For Immediate Release
February 13, 2001
Bible attacked in Moscow trial
MOSCOW, RUSSIA—“Bible teachings follow a similar pattern to fairy stories,” V. P. Belyanin, Ph.D., professor of the faculty of psycholinguistics of MGLU, declared in the Golovinsky Court today. Dr. Belyanin is the second court-appointed “expert” to testify in a trial that seeks to ban Jehovah’s Witnesses in Moscow.

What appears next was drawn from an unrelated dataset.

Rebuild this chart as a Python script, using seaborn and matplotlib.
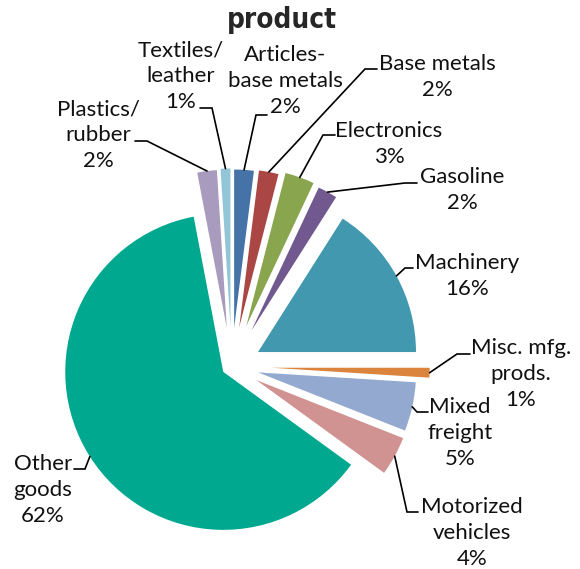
import matplotlib
matplotlib.use("Agg")

import numpy as np
import matplotlib.pyplot as plt
import seaborn as sns

# ==============================
# DATA
# ==============================
categories = ["Articles-\nbase metals", "Base metals", "Electronics", "Gasoline",
              "Machinery", "Misc. mfg.\nprods.", "Mixed\nfreight",
              "Motorized\nvehicles", "Other\ngoods", "Plastics/\nrubber",
              "Textiles/\nleather"]
shares = [2, 2, 3, 2, 16, 1, 5, 4, 62, 2, 1]
share_labels = ["2%", "2%", "3%", "2%", "16%", "1%", "5%", "4%", "62%", "2%", "1%"]

colors = ["#4572A7", "#AA4643", "#89A54E", "#71588F", "#4198AF", "#DB843D",
          "#93A9CF", "#D19392", "#00A88F", "#A99BBD", "#92C5D6"]

# ==============================
# LAYOUT (pixels, y measured from the top)
# ==============================
W, H = 580, 569
PIE_CENTER = (231.7, 366.5)
PIE_R = 158
explode_px = [39, 40, 43, 41, 30, 40, 27, 28, 10, 39, 40]

# text centre, leader knee, leader end
label_pos = [(285, 81), (437, 77), (389, 144), (462, 190), (467, 276),
             (521, 374), (460, 433), (472, 533), (43, 490), (98, 135), (181, 76)]
knees = [(256, 115), (365, 69), (323, 135), (405, 183), (405, 268),
         (457, 354), (417, 412), (407, 512), (85, 469), (147, 141), (212, 108)]
ends = [(267, 115), (377, 69), (335, 135), (417, 183), (413, 268),
        (470, 354), (428, 412), (418, 512), (74, 469), (135, 141), (200, 108)]


def flip(p):
    return (p[0], H - p[1])


# ==============================
# PLOT
# ==============================
sns.set_style("white")
plt.rcParams["font.family"] = ["Lato", "DejaVu Sans"]

fig = plt.figure(figsize=(W / 100, H / 100), dpi=100)
ax = fig.add_axes([0, 0, 1, 1])

# matplotlib's explode is an offset in data units (here: pixels)
wedges, _ = ax.pie(shares, colors=colors, explode=explode_px,
                   startangle=90, counterclock=False,
                   center=flip(PIE_CENTER), radius=PIE_R,
                   wedgeprops=dict(linewidth=0))

for w, cat, pct, tp, kn, en in zip(wedges, categories, share_labels,
                                   label_pos, knees, ends):
    mid = np.deg2rad((w.theta1 + w.theta2) / 2)
    start = (w.center[0] + w.r * np.cos(mid), w.center[1] + w.r * np.sin(mid))
    k = flip(kn)
    e = flip(en)
    ax.plot([start[0], k[0], e[0]], [start[1], k[1], e[1]],
            color="black", lw=1.2, solid_joinstyle="miter")
    x, y = flip(tp)
    ax.text(x, y, cat + "\n" + pct, ha="center", va="center",
            fontsize=16, linespacing=1.35, color="#111111")

ax.text(282, H - 28, "product", ha="center", va="baseline", fontsize=20,
        fontweight="bold", fontstretch="condensed", family="DejaVu Sans")

ax.set_xlim(0, W)
ax.set_ylim(0, H)
ax.set_aspect("equal")
ax.axis("off")

fig.savefig("out.png", dpi=100)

Belyanin launched a personal attack on the Bible, claiming that many of its teachings did not make sense to him. He criticized Jehovah’s Witnesses for “overburdening” their literature with quotes from the Bible and accused them of distorting the original meaning, for example, by replacing the word “God” with the name Jehovah. When shown various references to Jehovah in a Bible translated by Russian Orthodox priest Makarios, he reluctantly acknowledged the presence of the divine name.
Galina Krylova, lawyer for the defense, pressed him for evidence to support his conclusion that the literature of Jehovah’s Witnesses had a “hypnotic” and “zombifying” effect on the reader, a claim he made in his opening statement to the court. A computer psycholinguistic program known as BAAL was used to analyze the literature. According to Belyanin, this revealed a linguistic occurrence of 22 percent of “light” compared to 22 percent of “sad” or “dark” word lexicons, with the remaining 56 percent being neutral. Judge Yelena Prokhorycheva challenged his conclusion that the analysis showed “a saturation of ‘sad’ or ‘dark’ moods when it is clear that the overall statistics are neutral,” she said.
“Is Mr. Belyanin proposing that Russia return to its Soviet mentality of censoring religious writing?” asked human rights lawyer, John Burns.
When defense lawyer Artur Leontyev pressed Mr. Belyanin to define the difference between the language used in Jehovah’s Witnesses’ publications, which the experts labeled as being intolerant and divisive, with quoted references to publications produced by Russia’s traditional faiths, he admitted that there was a linguistic similarity between the two. “This illustrates that what is on trial in Moscow is Russia’s willingness to live with alternatives to Orthodox Christianity,” said Leontyev.